Just as Norman was about to go on, there was a ruckus on the stage. At the edge of the curtain I looked out with one eye and saw the two women I had allowed to enter strutting back and forth across the stage, making pronouncements in very loud, angry voices, getting attention for some cause or another. I don't remember anything they said.

In short order two of New York City's Finest, in their sparking blue uniforms and silver buttons, came up on stage and escorted them away to the cheers of the crowd.

This brief sideshow had to give everyone present that night at The Village Gate the distinct impression that the Mailer for Mayor campaign was in a state of chaos, which, of course, it was.

Once the two women were led off stage, it was Norman's turn to go on. I looked at his sparkling blue eyes again and this time I couldn't resist saying something to him. I said, "Break a leg, Norman," and he nodded at me and went out on stage.

After he passed away in 2007, The New York Times ran a retrospective on his unsuccessful run for New York City mayor. Turns out that rally at The Village Gate was a turning point of his entire campaign. From then on it went into a tail spin.

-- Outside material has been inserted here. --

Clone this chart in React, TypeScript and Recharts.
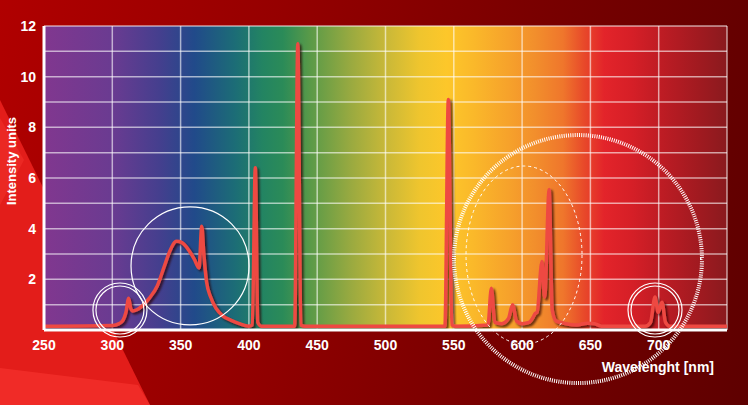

I quote from that article: "Mr. Mailer's political nadir was a campaign rally at the Village Gate nightclub where he vilified his own supporters as 'spoiled pigs.' Mr. Breslin left the rally early. He later told a friend, 'I found out I was running with Ezra Pound.' Mr. Breslin was referring not to Pound's poetry, but to his insanity."

I never told a soul my bouncer story until now; I felt horrible that I played even a tiny role in helping Norman Mailer's mayoralty campaign fail miserably. Now, of course, I can see beyond and below and above so much crap that went on. And I'll bet you, Dear Reader, along with Norman himself any amount of money that the statute of limitations has run out on this one. In any case, I no longer feel guilty.